The company builds lacrosse sticks from American ash and white oak, and they come in two versions. One is solid wood, and the other is wooden with a carbon fiber core.
Clough himself used the carbon-fiber version for his whole career playing lacrosse at the University of Montana.
“There are harsher elements here than in the Bay Area,” he said. “We wanted to make something that could combat the snow and the cold.”
Clough graduated from the University of Montana two years ago, and he fell in love with the state while here. But before he got to Montana, he and his father built lacrosse sticks from wood as a project for Clough’s senior year of high school.

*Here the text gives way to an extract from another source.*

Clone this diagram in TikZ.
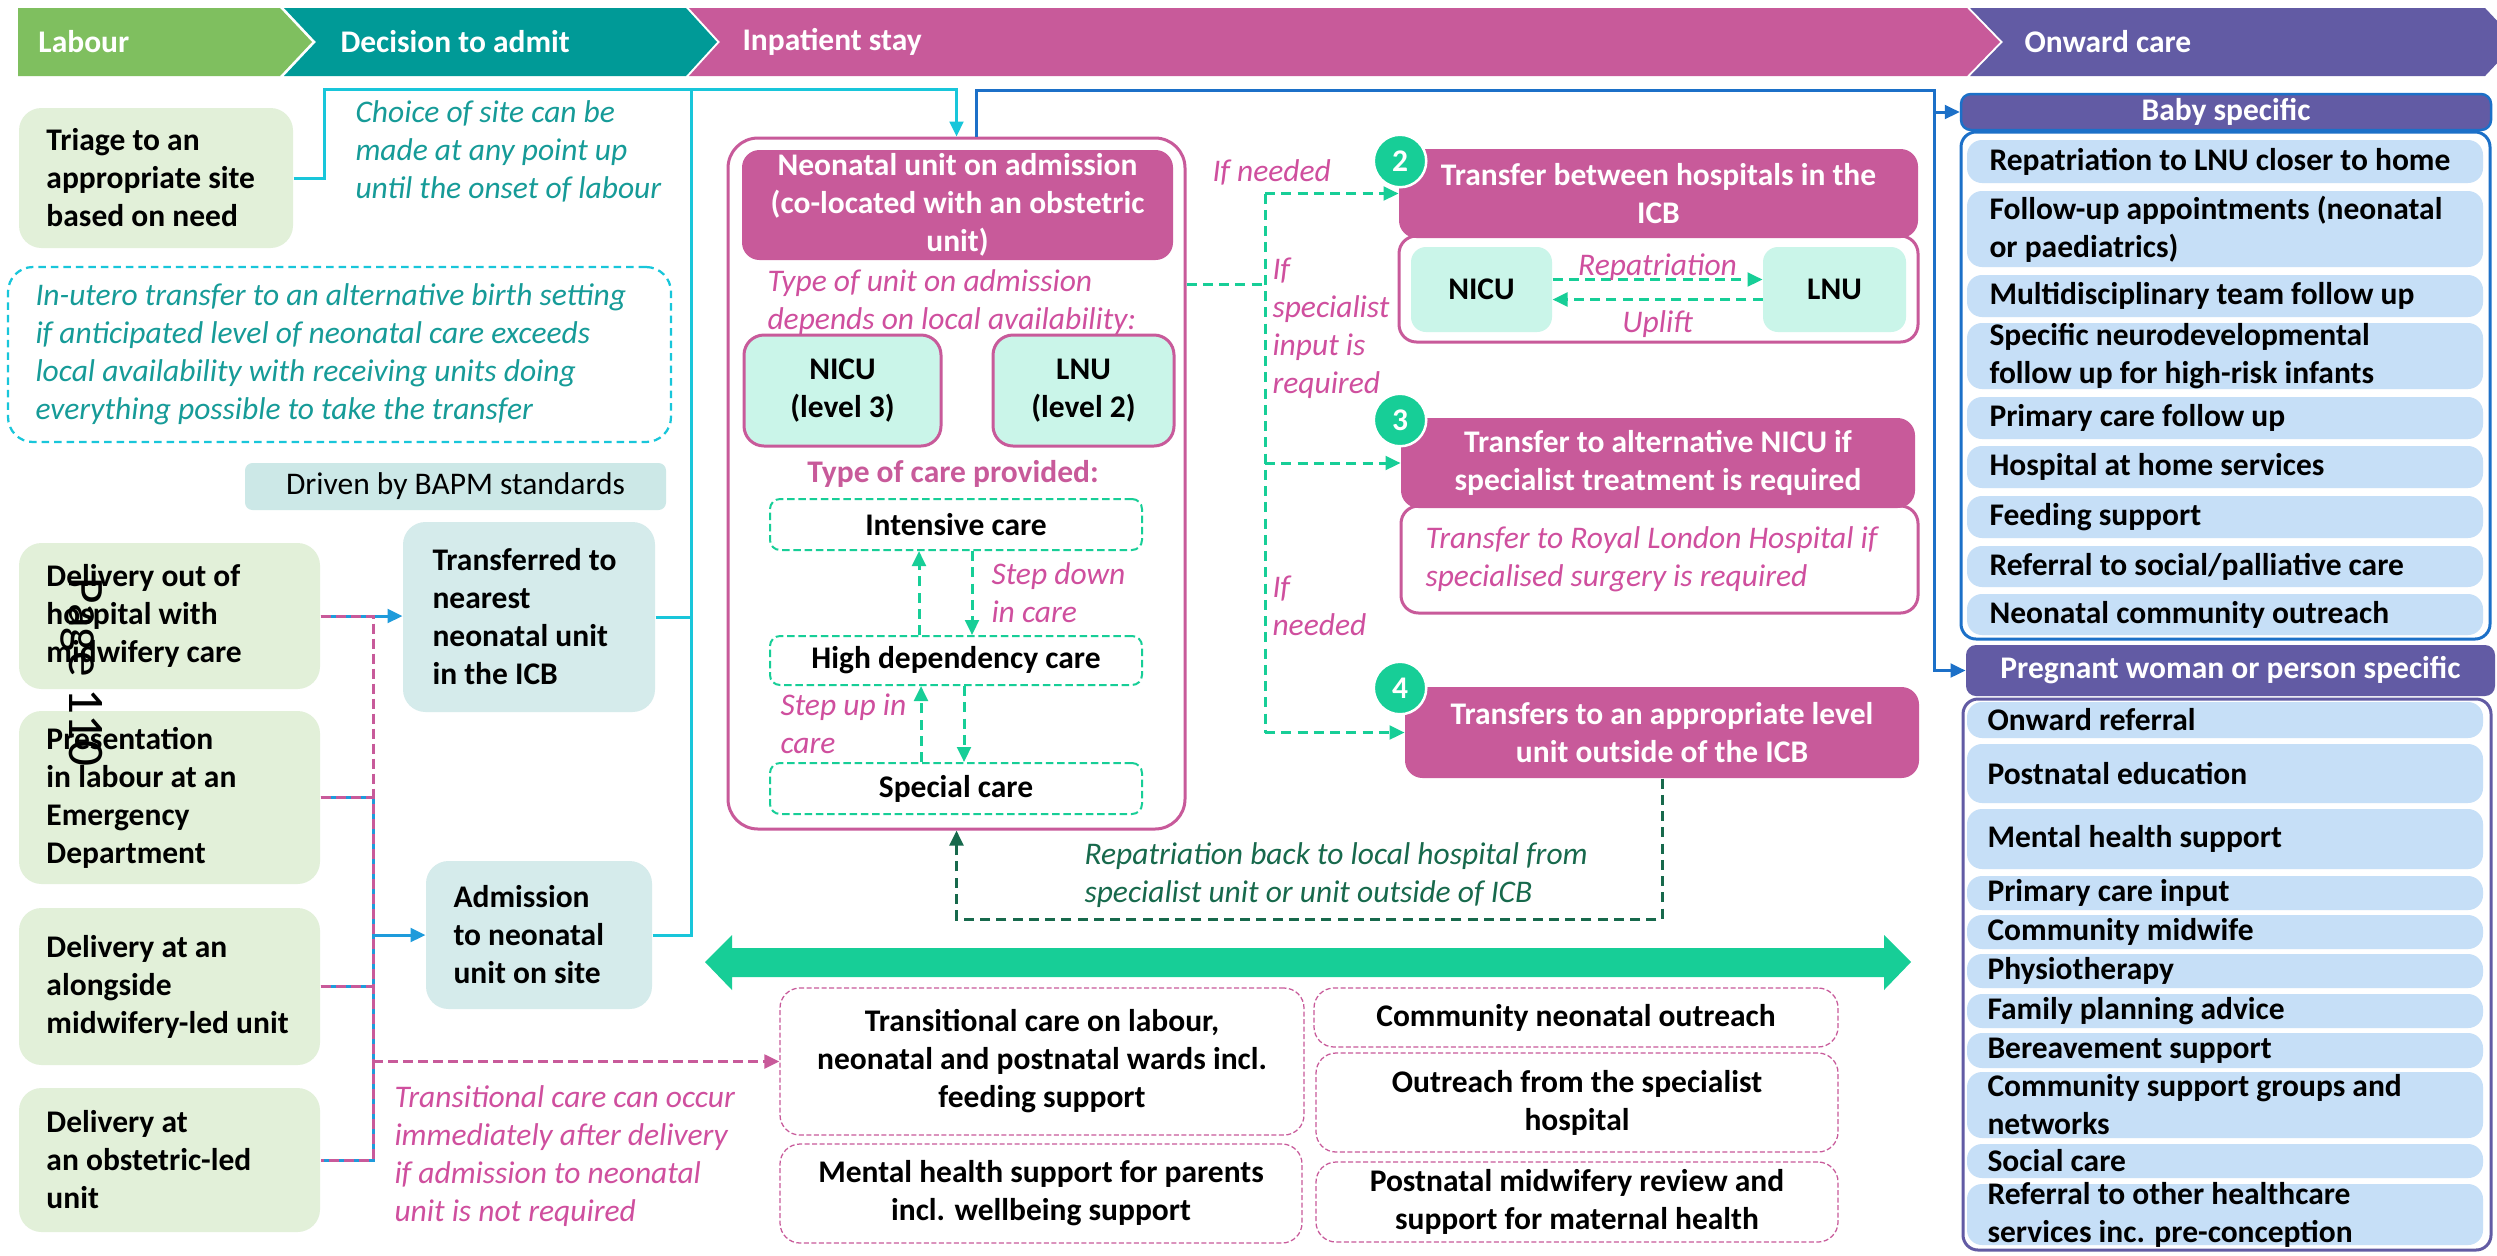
\documentclass[tikz,border=0pt]{standalone}
\usepackage{fontspec}
\setmainfont{Carlito}
\usetikzlibrary{arrows.meta,calc}
\newcommand\fs{\fontsize{12.6}{15.2}\selectfont}
\definecolor{cLab}{HTML}{7FBF5F}
\definecolor{cDec}{HTML}{009A97}
\definecolor{cInp}{HTML}{C85A9A}
\definecolor{cOnw}{HTML}{625BA4}
\definecolor{cLG}{HTML}{E2F0D9}
\definecolor{cTB}{HTML}{D5EBEB}
\definecolor{cBAPM}{HTML}{CCE8E7}
\definecolor{cCyan}{HTML}{18C6DA}
\definecolor{cTealT}{HTML}{169B98}
\definecolor{cPinkT}{HTML}{CF4F9E}
\definecolor{cMint}{HTML}{CAF5E9}
\definecolor{cGreen}{HTML}{17CE97}
\definecolor{cDG}{HTML}{17694C}
\definecolor{cLB}{HTML}{C6DFF7}
\definecolor{cBlue}{HTML}{1C70C8}
\definecolor{cBlueL}{HTML}{1E9BDB}
\newcommand\bx[7]{%
 \pgfmathsetmacro\bxw{(#5-#3)*0.4}\pgfmathsetmacro\bxh{(#6-#4)*0.4}%
 \node[#1, minimum width=\bxw pt, minimum height=\bxh pt, inner sep=0pt, align=center] (#2) at ({(#3+#5)/2},{(#4+#6)/2}) {#7};}
\newcommand\lbx[9]{%
 \bx{#1}{#2}{#3}{#4}{#5}{#6}{}%
 \node[txt,#8,anchor=west,align=left] (#2-t) at (#7,{(#4+#6)/2}) {#9};}
\tikzset{
 txt/.style={inner sep=0pt},
 boldtxt/.style={font=\fs\bfseries},
 regtxt/.style={font=\fs},
 italpink/.style={font=\fs\itshape, text=cPinkT},
 italteal/.style={font=\fs\itshape, text=cTealT},
 italdg/.style={font=\fs\itshape, text=cDG},
 hdrtxt/.style={font=\fs\bfseries, text=white, inner sep=0pt},
 lgbox/.style={fill=cLG, rounded corners=9pt},
 tealbox/.style={fill=cTB, rounded corners=9pt},
 bapmbox/.style={fill=cBAPM, rounded corners=3pt, font=\fs},
 iubox/.style={draw=cCyan, line width=0.9pt, dash pattern=on 3pt off 2pt, rounded corners=10pt},
 neobox/.style={draw=cInp, fill=white, line width=1.2pt, rounded corners=12pt},
 pinkhead/.style={fill=cInp, rounded corners=7pt, font=\fs\bfseries, text=white},
 pinkbody/.style={draw=cInp, fill=white, line width=1.2pt, rounded corners=7pt},
 mintbox/.style={fill=cMint, draw=cInp, line width=1.2pt, rounded corners=8pt, font=\fs\bfseries},
 mintplain/.style={fill=cMint, rounded corners=6pt, font=\fs\bfseries},
 carebox/.style={draw=cGreen, line width=0.8pt, dash pattern=on 3pt off 1.5pt, rounded corners=4pt, font=\fs\bfseries},
 botbox/.style={draw=cInp, line width=0.5pt, dash pattern=on 2pt off 1pt, rounded corners=8pt, font=\fs\bfseries},
 purhead/.style={fill=cOnw, rounded corners=4pt, font=\fs\bfseries, text=white},
 outerbox/.style={fill=white, line width=1.2pt, rounded corners=6pt},
 itembox/.style={fill=cLB, rounded corners=6pt},
 numc/.style={circle, fill=cGreen, draw=white, line width=1pt, minimum size=21pt, inner sep=0pt, font=\fs\bfseries, text=white},
 tip/.style={-{Triangle[length=6pt,width=5.5pt]}},
 cyl/.style={draw=cCyan, line width=1.2pt},
 bll/.style={draw=cBlue, line width=1.2pt},
 bluel/.style={draw=cBlueL, line width=1.2pt},
 pdash/.style={draw=cInp, line width=1.2pt, dash pattern=on 4pt off 2pt},
 gdash/.style={draw=cGreen, line width=1.2pt, dash pattern=on 4pt off 2.5pt},
 dgdash/.style={draw=cDG, line width=1.2pt, dash pattern=on 4pt off 2.5pt},
}
\begin{document}
\begin{tikzpicture}[x=0.4pt,y=-0.4pt]
\useasboundingbox (0,0) rectangle (2497,1255);
\fill[white] (0,0) rectangle (2497,1255);
% header chevrons
\fill[cLab] (18,8) -- (280,8) -- (312,42) -- (280,76) -- (18,76) -- cycle;
\fill[cDec] (284,8) -- (686,8) -- (717,42) -- (686,76) -- (284,76) -- (316,42) -- cycle;
\fill[cInp] (689,8) -- (1967,8) -- (2000,42) -- (1967,76) -- (689,76) -- (720,42) -- cycle;
\fill[cOnw] (1970,8) -- (2485,8) -- (2517,42) -- (2485,76) -- (1970,76) -- (2003,42) -- cycle;
\node[hdrtxt, anchor=west] (hLab) at (38,42) {Labour};
\node[hdrtxt, anchor=west] (hDec) at (340,42) {Decision to admit};
\node[hdrtxt, anchor=west] (hInp) at (742,42) {Inpatient stay};
\node[hdrtxt, anchor=west] (hOnw) at (2024,42) {Onward care};

% left column
\lbx{lgbox}{triage}{19}{108}{293}{248}{46}{boldtxt}{Triage to an\\appropriate site\\based on need}
\node[txt, italteal, anchor=west, align=left] (choice) at (355,151) {Choice of site can be\\made at any point up\\until the onset of labour};
\lbx{iubox}{iu}{8}{267}{671}{442}{35}{italteal}{In-utero transfer to an alternative birth setting\\if anticipated level of neonatal care exceeds\\local availability with receiving units doing\\everything possible to take the transfer}
\bx{bapmbox}{bapm}{245}{463}{666}{510}{Driven by BAPM standards}
\lbx{lgbox}{d1}{19}{543}{320}{689}{46}{boldtxt}{Delivery out of\\hospital with\\midwifery care}
\lbx{lgbox}{d2}{19}{711}{320}{884}{46}{boldtxt}{Presentation\\in labour at an\\Emergency\\Department}
\lbx{lgbox}{d3}{19}{908}{320}{1065}{46}{boldtxt}{Delivery at an\\alongside\\midwifery-led unit}
\lbx{lgbox}{d4}{19}{1088}{320}{1232}{46}{boldtxt}{Delivery at\\an obstetric-led\\unit}
\lbx{tealbox}{trans}{403}{522}{655}{712}{432}{boldtxt}{Transferred to\\nearest\\neonatal unit\\in the ICB}
\lbx{tealbox}{adm}{426}{861}{652}{1009}{453}{boldtxt}{Admission\\to neonatal\\unit on site}
\node[txt, italpink, anchor=west, align=left] (tctext) at (394,1156) {Transitional care can occur\\immediately after delivery\\if admission to neonatal\\unit is not required};

% neonatal unit
\bx{neobox}{neo}{728}{138}{1185}{829}{}
\bx{pinkhead}{neoh}{742}{150}{1173}{260}{Neonatal unit on admission\\(co-located with an obstetric\\unit)}
\node[txt, italpink, anchor=west, align=left] (typeu) at (767,302) {Type of unit on admission\\depends on local availability:};
\bx{mintbox}{nicu}{744}{335}{941}{446}{NICU\\(level 3)}
\bx{mintbox}{lnu}{993}{335}{1174}{446}{LNU\\(level 2)}
\node[txt, font=\fs\bfseries, text=cInp] (typec) at (953,474) {Type of care provided:};
\bx{carebox}{ic}{770}{499}{1142}{550}{Intensive care}
\bx{carebox}{hd}{770}{636}{1142}{685}{High dependency care}
\bx{carebox}{sc}{770}{763}{1142}{814}{Special care}
\node[txt, italpink, anchor=west, align=left] (sdown) at (991,593) {Step down\\in care};
\node[txt, italpink, anchor=west, align=left] (sup) at (780,724) {Step up in\\care};
\coordinate (a1) at (919,0); \coordinate (a2) at (972,0);
\coordinate (a3) at (921,0); \coordinate (a4) at (964,0);
\draw[gdash,tip] (hd.north -| a1) -- (ic.south -| a1);
\draw[gdash,tip] (ic.south -| a2) -- (hd.north -| a2);
\draw[gdash,tip] (sc.north -| a3) -- (hd.south -| a3);
\draw[gdash,tip] (hd.south -| a4) -- (sc.north -| a4);

% transfer boxes
\bx{pinkbody}{t2b}{1399}{236}{1918}{342}{}
\bx{pinkhead}{t2h}{1399}{149}{1918}{238}{Transfer between hospitals in the\\ICB}
\bx{mintplain}{nicu2}{1411}{247}{1552}{332}{NICU}
\bx{mintplain}{lnu2}{1763}{247}{1906}{332}{LNU}
\draw[gdash,tip] ($(nicu2.east)+(0,-10)$) -- ($(lnu2.west)+(0,-10)$) node[txt, italpink, midway, yshift=5pt] (rlab) {Repatriation};
\draw[gdash,tip] ($(lnu2.west)+(0,10)$) -- ($(nicu2.east)+(0,10)$) node[txt, italpink, midway, yshift=-10pt] (ulab) {Uplift};
\lbx{pinkbody}{t3b}{1401}{506}{1918}{613}{1425}{italpink}{Transfer to Royal London Hospital if\\specialised surgery is required}
\bx{pinkhead}{t3h}{1401}{418}{1915}{508}{Transfer to alternative NICU if\\specialist treatment is required}
\bx{pinkhead}{t4h}{1405}{687}{1919}{778}{Transfers to an appropriate level\\unit outside of the ICB}
\node[numc] (c2) at (1400,161) {2};
\node[numc] (c3) at (1400,420) {3};
\node[numc] (c4) at (1400,688) {4};
\node[txt, italpink, anchor=west] (ifn1) at (1212,172) {If needed};
\node[txt, italpink, anchor=west, align=left] (ifsp) at (1272,328) {If\\specialist\\input is\\required};
\node[txt, italpink, anchor=west, align=left] (ifn2) at (1272,606) {If\\needed};
\coordinate (spx) at (1265,284);
\draw[gdash] (spx -| neo.east) -- (spx);
\draw[gdash] (t2h.west -| spx) -- (t4h.west -| spx);
\draw[gdash,tip] (t2h.west -| spx) -- (t2h.west);
\draw[gdash,tip] (t3h.west -| spx) -- (t3h.west);
\draw[gdash,tip] (t4h.west -| spx) -- (t4h.west);

% repatriation back
\coordinate (rb) at (0,919);
\draw[dgdash,tip] (t4h.south) |- (rb -| neo.south) -- (neo.south);
\node[txt, italdg, anchor=west, align=left] (repb) at (1084,875) {Repatriation back to local hospital from\\specialist unit or unit outside of ICB};

% big double arrow
\fill[cGreen] (705,962) -- (732,935) -- (732,948) -- (1884,948) -- (1884,935) -- (1911,962) -- (1884,990) -- (1884,977) -- (732,977) -- (732,990) -- cycle;

% bottom boxes
\bx{botbox}{tc}{780}{988}{1304}{1135}{Transitional care on labour,\\neonatal and postnatal wards incl.\\feeding support}
\bx{botbox}{mh}{780}{1144}{1302}{1243}{Mental health support for parents\\incl. wellbeing support}
\bx{botbox}{cno}{1314}{988}{1838}{1047}{Community neonatal outreach}
\bx{botbox}{ofs}{1316}{1053}{1838}{1152}{Outreach from the specialist\\hospital}
\bx{botbox}{pmr}{1316}{1162}{1838}{1242}{Postnatal midwifery review and\\support for maternal health}

% right column
\bx{outerbox, draw=cBlue}{babyo}{1961}{132}{2490}{639}{}
\bx{purhead, draw=cBlue, line width=1pt}{babyh}{1961}{94}{2491}{130}{Baby specific}
\lbx{itembox}{b1}{1967}{140}{2483}{183}{1989}{boldtxt}{Repatriation to LNU closer to home}
\lbx{itembox}{b2}{1967}{191}{2483}{267}{1989}{boldtxt}{Follow-up appointments (neonatal\\or paediatrics)}
\lbx{itembox}{b3}{1967}{275}{2483}{317}{1989}{boldtxt}{Multidisciplinary team follow up}
\lbx{itembox}{b4}{1967}{323}{2483}{389}{1989}{boldtxt}{Specific neurodevelopmental\\follow up for high-risk infants}
\lbx{itembox}{b5}{1967}{397}{2483}{439}{1989}{boldtxt}{Primary care follow up}
\lbx{itembox}{b6}{1967}{446}{2483}{488}{1989}{boldtxt}{Hospital at home services}
\lbx{itembox}{b7}{1967}{496}{2483}{538}{1989}{boldtxt}{Feeding support}
\lbx{itembox}{b8}{1967}{546}{2483}{587}{1989}{boldtxt}{Referral to social/palliative care}
\lbx{itembox}{b9}{1967}{594}{2483}{635}{1989}{boldtxt}{Neonatal community outreach}
\bx{outerbox, draw=cOnw}{prego}{1963}{699}{2491}{1250}{}
\bx{purhead}{pregh}{1966}{645}{2495}{696}{Pregnant woman or person specific}
\lbx{itembox}{p1}{1967}{702}{2483}{738}{1987}{boldtxt}{Onward referral}
\lbx{itembox}{p2}{1967}{744}{2483}{803}{1987}{boldtxt}{Postnatal education}
\lbx{itembox}{p3}{1967}{809}{2483}{869}{1987}{boldtxt}{Mental health support}
\lbx{itembox}{p4}{1967}{876}{2483}{910}{1987}{boldtxt}{Primary care input}
\lbx{itembox}{p5}{1967}{915}{2483}{949}{1987}{boldtxt}{Community midwife}
\lbx{itembox}{p6}{1967}{954}{2483}{988}{1987}{boldtxt}{Physiotherapy}
\lbx{itembox}{p7}{1967}{994}{2483}{1028}{1987}{boldtxt}{Family planning advice}
\lbx{itembox}{p8}{1967}{1033}{2483}{1068}{1987}{boldtxt}{Bereavement support}
\lbx{itembox}{p9}{1967}{1072}{2483}{1138}{1987}{boldtxt}{Community support groups and\\networks}
\lbx{itembox}{p10}{1967}{1144}{2483}{1178}{1987}{boldtxt}{Social care}
\lbx{itembox}{p11}{1967}{1184}{2483}{1245}{1987}{boldtxt}{Referral to other healthcare\\services inc. pre-conception}

% cyan connectors
\coordinate (cy1) at (324,89);
\coordinate (cyj) at (691,89);
\draw[cyl,tip] (triage.east) -| (cy1) -| (neo.north);
\draw[cyl] (trans.east) -| (cyj);
\draw[cyl] (adm.east) -| (cyj);
% blue connectors to onward care
\coordinate (bT) at (1934,90);
\draw[bll,tip] ($(neo.north)+(20,0)$) |- (bT) |- (pregh.west);
\draw[bll,tip] (bT |- babyh.west) -- (babyh.west);
% left bus
\coordinate (busx) at (373,0);
\draw[bluel,tip] (d1.east) -- (d1.east -| trans.west);
\draw[bluel] (d2.east) -- (d2.east -| busx) -- (d4.east -| busx) -- (d4.east);
\draw[bluel] (d3.east) -- (d3.east -| busx);
\draw[bluel,tip] (adm.west -| busx) -- (adm.west);
\draw[pdash] (d1.east) -- (d1.east -| busx) -- (d4.east -| busx) -- (d4.east);
\draw[pdash] (d2.east) -- (d2.east -| busx);
\draw[pdash] (d3.east) -- (d3.east -| busx);
\draw[pdash,tip] (tc.west -| busx) -- (tc.west);

% page mark
\node[txt, rotate=-90, font=\fontsize{20.5}{22}\selectfont] (pg) at (82,672) {Page 110};
\end{tikzpicture}
\end{document}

His dad runs a cabinetry business, and the access and ability to make the sticks also helped make the sport more affordable for Clough’s friends. Metal alloy sticks — tough and light enough for adult-level lacrosse games — can cost hundreds of dollars all told, and that’s just one piece of equipment.
“It’s definitely an expensive industry,” Clough said. “Dad and I wanted to see what we could do to make things cheaper for my buddies.”
What they ended up with were solid wood lacrosse sticks that have the bend and strength of metal alloys but only cost $20; the carbon-fiber version is $90. The shafts also come with a lifetime guarantee.
Since they originally developed the product in the Bay Area while Clough was in high school, they’ve had time to build a following. After college in Montana, Clough moved back to California, but soon realized that even with a business starting to take off, it wasn’t where he wanted to be.
“I wanted to get the heck out of California,” Clough said.
Lacrosse has started picking up in Montana in the last decade, and Clough, who coaches an AAU team, believes it won’t be too much longer until it becomes a school sport instead of a club sport.
He wants to help grow the sport while also producing the sticks here. The wood comes from humid American states, because of how it allows for better weight and flexibility from the wood. But the shafts are made here.
“There’s a lot of pride in the Made in Montana labels,” Clough said. “To do something like that is being part of the Montana brand. There’s nothing like it in California.”
Clough’s little brother is a student in Missoula and has already decided Montana is for him, and his father plans to soon move his whole cabinetry business here.
“I’ve never been happier than the two years I’ve lived in Whitefish,” Clough said.